In some ways, it takes me to how I feel about Good Friday. This is an empty day of quiet and isolation, sadness and waiting. This is a holding day when the disciples were powerless but to watch the greatest travesty of the world, an injustice that they only just began to grasp. In despair, they could do nothing but wait and anticipate in fearful isolation what the world might bring next.
Certainly, they were caught up in feelings which I cannot truly understand or even articulate. They were in a state of desperate despair that also does not reflect my heart with my family in this pleasant time of rest. No, our experiences are radically different, but the feelings of differentness, isolation from the world, silence, and waiting all make me think of this day.
There is a powerful and profound effect from this kind of waiting. It takes us away from the routines of our lives and compels us to wait in difference. The disciples all did know that their lives were forever altered. No one could go back to the way things were. There was no undoing all that they had shared. They were changed people; they just did not know how changed.
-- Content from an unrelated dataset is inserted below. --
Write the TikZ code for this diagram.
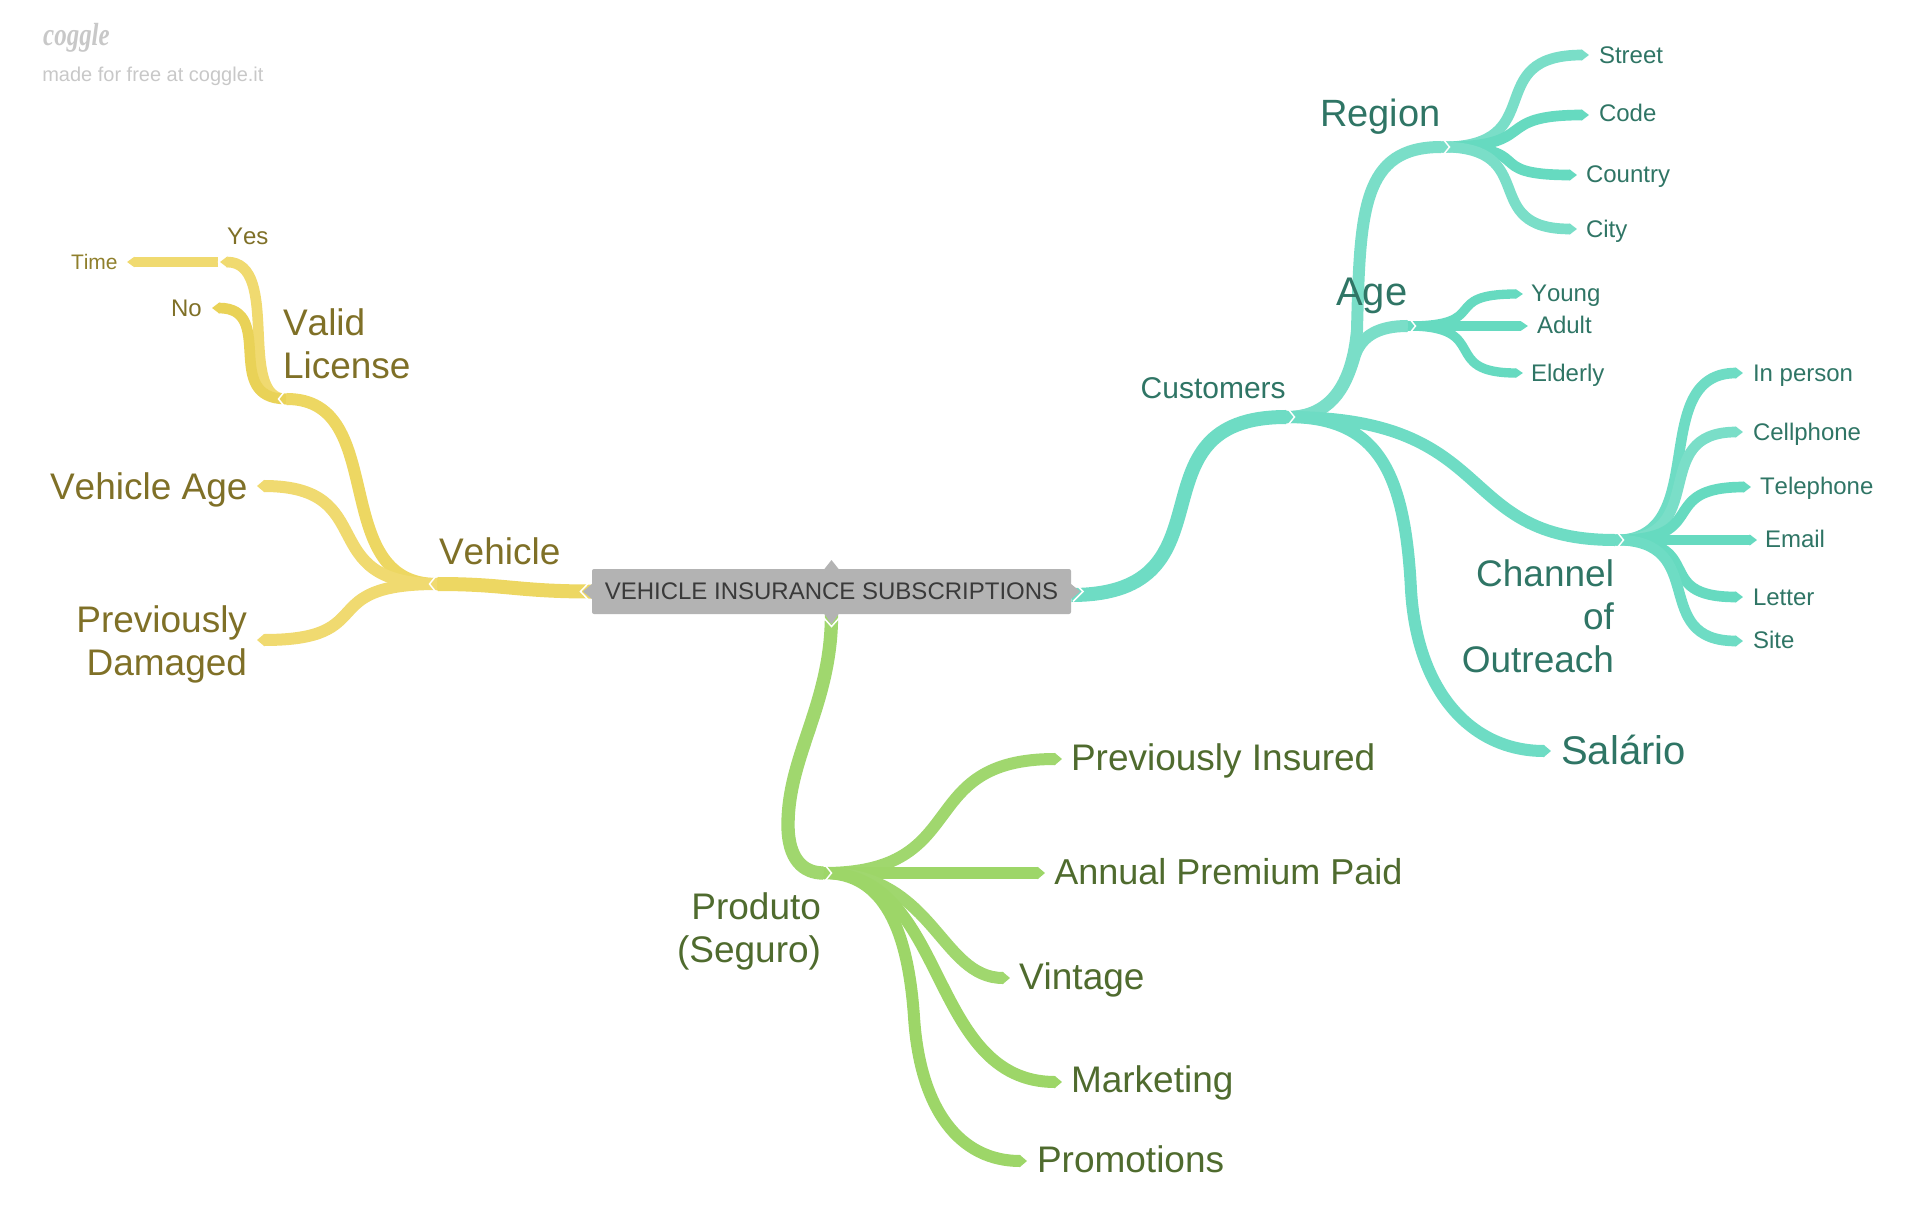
\documentclass[tikz,border=0pt]{standalone}
\usepackage{fontspec}
\setmainfont[Kerning=Off]{Liberation Sans}
\newfontfamily\logofont{Liberation Serif}
\usetikzlibrary{arrows.meta,calc,backgrounds}
\definecolor{tealA}{HTML}{6EDCC4}
\definecolor{tealB}{HTML}{7ADEC8}
\definecolor{tealC}{HTML}{66DAC0}
\definecolor{tealT}{HTML}{2F7565}
\definecolor{greenA}{HTML}{9DD668}
\definecolor{greenB}{HTML}{A0D76E}
\definecolor{greenT}{HTML}{4F6B2E}
\definecolor{yelA}{HTML}{EDD762}
\definecolor{yelB}{HTML}{F0DA70}
\definecolor{yelC}{HTML}{E9D257}
\definecolor{yelT}{HTML}{7F7027}
\definecolor{yelS}{HTML}{8F7F2C}
\definecolor{boxG}{HTML}{B3B3B3}
\definecolor{boxT}{HTML}{3A3A3A}
\definecolor{greyT}{HTML}{C8C8C8}
\newcommand\fpx[1]{\fontsize{\dimexpr#1pt*3/4\relax}{\dimexpr#1pt*7/8\relax}\selectfont}
\tikzset{
  x=0.75pt,y=-0.75pt,
  br/.style={line cap=butt,line join=round,-{Triangle[length=5.5pt,width=#1]},line width=#1},
  br/.default=7.5pt,
  chev/.style={draw=white,line width=1.1pt,line join=miter,fill=none},
  big/.style={font=\fpx{37},inner sep=0pt,outer sep=0pt},
  small/.style={font=\fpx{24},inner sep=0pt,outer sep=0pt},
  tinyl/.style={font=\fpx{21},inner sep=0pt,outer sep=0pt},
}
\newcommand\cv[5][]{\draw[#1] (#2) .. controls +(#4,0) and +(#5,0) .. (#3);}
\newcommand\chevR[1]{\draw[chev] ($(#1)+(-5,-8)$) -- ($(#1)+(1.5,0)$) -- ($(#1)+(-5,8)$);}
\newcommand\chevL[1]{\draw[chev] ($(#1)+(5,-8)$) -- ($(#1)+(-1.5,0)$) -- ($(#1)+(5,8)$);}
\begin{document}
\begin{tikzpicture}
\useasboundingbox (0,0) rectangle (1920,1231);
% central node
\node[fill=boxG,rounded corners=1.5pt,minimum width=359.25pt,minimum height=33.75pt,inner sep=0pt,text=boxT,font=\fpx{24}] (root) at (831.5,591.5) {VEHICLE INSURANCE SUBSCRIPTIONS};
% junctions and ends
\foreach \n/\a/\b in {
 cust/1293/417, custs/1287/417, region/1448/147, regions/1442/147, age/1414/326, ages/1408/326,
 chan/1622/540, chans/1616/540, street/1589/55, code/1589/115, country/1577/175, city/1577/229,
 young/1523/294, adult/1528/326, elderly/1523/373, inperson/1743/373, cell/1743/432, tele/1751/487,
 email/1757/540, letter/1743/597, site/1743/641, salario/1551/751,
 prod/830/873, prods/824/873, pins/1062/759, annual/1045/873, vintage/1010/978, marketing/1062/1082, promo/1027/1161,
 veh/431/584, vehs/437/584, valid/280/399, valids/286/399, vage/257/486, pdam/257/640,
 yes/220/262, yess/226/262, no/212/308, timeend/127/262}
 {\coordinate (\n) at (\a,\b);}
\begin{scope}[on background layer]
 % teal
 \cv[br=10.5pt,tealA]{$(root.east)+(0,3.5)$}{cust}{170}{-170}
 \draw[br=9pt,tealB] (custs) .. controls (1330,417) and (1352,385) .. (1357,330) .. controls (1360,210) and (1362,147) .. (region);
 \draw[br=9pt,tealB] (custs) .. controls (1330,417) and (1345,390) .. (1355,355) .. controls (1362,335) and (1380,326) .. (age);
 \cv[br=9pt,tealA]{custs}{chan}{215}{-170}
 \draw[br=9pt,tealA] (custs) .. controls +(90,0) and (1405,470) .. (1411,590) .. controls (1417,690) and (1470,751) .. (salario);
 \cv[br=8pt,tealB]{regions}{street}{110}{-110}
 \cv[br=8pt,tealC]{regions}{code}{100}{-100}
 \cv[br=8pt,tealC]{regions}{country}{100}{-100}
 \cv[br=8pt,tealB]{regions}{city}{100}{-100}
 \cv[br=7pt,tealC]{ages}{young}{85}{-85}
 \draw[br=7pt,tealC] (ages) -- (adult);
 \cv[br=7pt,tealC]{ages}{elderly}{85}{-85}
 \cv[br=8pt,tealA]{chans}{inperson}{97}{-97}
 \cv[br=8pt,tealB]{chans}{cell}{97}{-97}
 \cv[br=8pt,tealC]{chans}{tele}{97}{-97}
 \draw[br=8pt,tealC] (chans) -- (email);
 \cv[br=8pt,tealC]{chans}{letter}{95}{-95}
 \cv[br=8pt,tealA]{chans}{site}{95}{-95}
 % green
 \draw[br=10pt,greenB] (root.south) .. controls +(0,90) and +(0,-70) .. (788,825) .. controls +(0,35) and +(-26,0) .. (prod);
 \cv[br=9pt,greenB]{prods}{pins}{150}{-150}
 \draw[br=9pt,greenA] (prods) -- (annual);
 \cv[br=9pt,greenB]{prods}{vintage}{110}{-70}
 \cv[br=9pt,greenA]{prods}{marketing}{125}{-135}
 \draw[br=9pt,greenA] (prods) .. controls +(60,0) and (908,930) .. (914,1017) .. controls (920,1110) and (960,1161) .. (promo);
 % yellow
 \cv[br=10.5pt,yelA]{root.west}{veh}{-75}{75}
 \cv[br=9pt,yelA]{vehs}{valid}{-110}{110}
 \cv[br=9pt,yelB]{vehs}{vage}{-125}{125}
 \cv[br=9pt,yelB]{vehs}{pdam}{-125}{125}
 \cv[br=8pt,yelB]{valids}{yes}{-50}{62}
 \cv[br=8pt,yelC]{valids}{no}{-65}{65}
 \draw[br=7.5pt,yelB] ($(yes)+(-2,0)$) -- (timeend);
\end{scope}
% pointers of the central node
\fill[boxG] (824,569.5) -- (831.5,560) -- (839,569.5) -- cycle;
\fill[boxG] (824,613.5) -- (831.5,624) -- (839,613.5) -- cycle;
\fill[boxG] (592.5,583.5) -- (583,591.5) -- (592.5,599.5) -- cycle;
\fill[boxG] (1070.5,583.5) -- (1080,591.5) -- (1070.5,599.5) -- cycle;
\draw[chev] (823,617) -- (831.5,626.5) -- (840,617);
\draw[chev] (590,581.5) -- (580.5,591.5) -- (590,601.5);
\draw[chev] (1073,581.5) -- (1083,591.5) -- (1073,601.5);
% chevrons at junctions
\chevR{cust}\chevR{region}\chevR{age}\chevR{chan}\chevR{prod}
\chevL{veh}\chevL{valid}\chevL{yes}
% teal labels
\node[font=\fpx{38},inner sep=0pt,text=tealT,anchor=base west] (tRegion) at (1320,126) {Region};
\node[small,text=tealT,anchor=base west] (tStreet) at (1599,64) {Street};
\node[small,text=tealT,anchor=base west] (tCode) at (1599,122) {Code};
\node[small,text=tealT,anchor=base west] (tCountry) at (1586,182) {Country};
\node[small,text=tealT,anchor=base west] (tCity) at (1586,237) {City};
\node[font=\fpx{40},inner sep=0pt,text=tealT,anchor=base west] (tAge) at (1336,305) {Age};
\node[small,text=tealT,anchor=base west] (tYoung) at (1531,301) {Young};
\node[small,text=tealT,anchor=base west] (tAdult) at (1537,333) {Adult};
\node[small,text=tealT,anchor=base west] (tElderly) at (1531,381) {Elderly};
\node[font=\fpx{30},inner sep=0pt,text=tealT,anchor=base east] (tCustomers) at (1286,398) {Customers};
\node[big,text=tealT,anchor=base east] (tCh1) at (1614,586) {Channel};
\node[big,text=tealT,anchor=base east] (tCh2) at (1614,629) {of};
\node[big,text=tealT,anchor=base east] (tCh3) at (1614,672) {Outreach};
\node[small,text=tealT,anchor=base west] (tInperson) at (1753,381) {In person};
\node[small,text=tealT,anchor=base west] (tCell) at (1753,440) {Cellphone};
\node[small,text=tealT,anchor=base west] (tTele) at (1760,494) {Telephone};
\node[small,text=tealT,anchor=base west] (tEmail) at (1765,547) {Email};
\node[small,text=tealT,anchor=base west] (tLetter) at (1753,605) {Letter};
\node[small,text=tealT,anchor=base west] (tSite) at (1753,648) {Site};
\node[font=\fpx{40},inner sep=0pt,text=tealT,anchor=base west] (tSalario) at (1561,764) {Salário};
% green labels
\node[big,text=greenT,anchor=base west] (tPins) at (1071,770) {Previously Insured};
\node[font=\fpx{36},inner sep=0pt,text=greenT,anchor=base west] (tAnnual) at (1054,884) {Annual Premium Paid};
\node[big,text=greenT,anchor=base west] (tVintage) at (1019,989) {Vintage};
\node[big,text=greenT,anchor=base west] (tMarketing) at (1071,1092) {Marketing};
\node[big,text=greenT,anchor=base west] (tPromo) at (1037,1172) {Promotions};
\node[big,text=greenT,anchor=base east] (tProd1) at (821,919) {Produto};
\node[big,text=greenT,anchor=base east] (tProd2) at (821,962) {(Seguro)};
% yellow labels
\node[big,text=yelT,anchor=base west] (tVehicle) at (439,564) {Vehicle};
\node[big,text=yelT,anchor=base east] (tVage) at (247.5,499) {Vehicle Age};
\node[big,text=yelT,anchor=base east] (tPd1) at (247,632) {Previously};
\node[big,text=yelT,anchor=base east] (tPd2) at (247,675) {Damaged};
\node[big,text=yelT,anchor=base west] (tValid) at (283,335) {Valid};
\node[big,text=yelT,anchor=base west] (tLicense) at (283,378) {License};
\node[small,text=yelT,anchor=base west] (tYes) at (227,244) {Yes};
\node[small,text=yelT,anchor=base west] (tNo) at (171,316) {No};
\node[tinyl,text=yelS,anchor=base west] (tTime) at (71,269) {Time};
% watermark
\node[inner sep=0pt,text=greyT,anchor=base west,xscale=.78,font=\logofont\itshape\bfseries\fontsize{24pt}{26pt}\selectfont] (logo) at (43,46) {coggle};
\node[inner sep=0pt,text=greyT,anchor=base west,font=\fpx{20}] (made) at (42,82) {made for free at coggle.it};
\end{tikzpicture}
\end{document}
In this time of unusual waiting, we remember this day the great silence that fell following Jesus’ death. We also remember how our lives today grapple with isolation, waiting, and the non-normal that is becoming more normal. We will never be able to go back. We can never be the same people, again, but God is doing something even in this moment. Something new is coming. That I absolutely believe. Wait with me, friends, for God’s coming glory.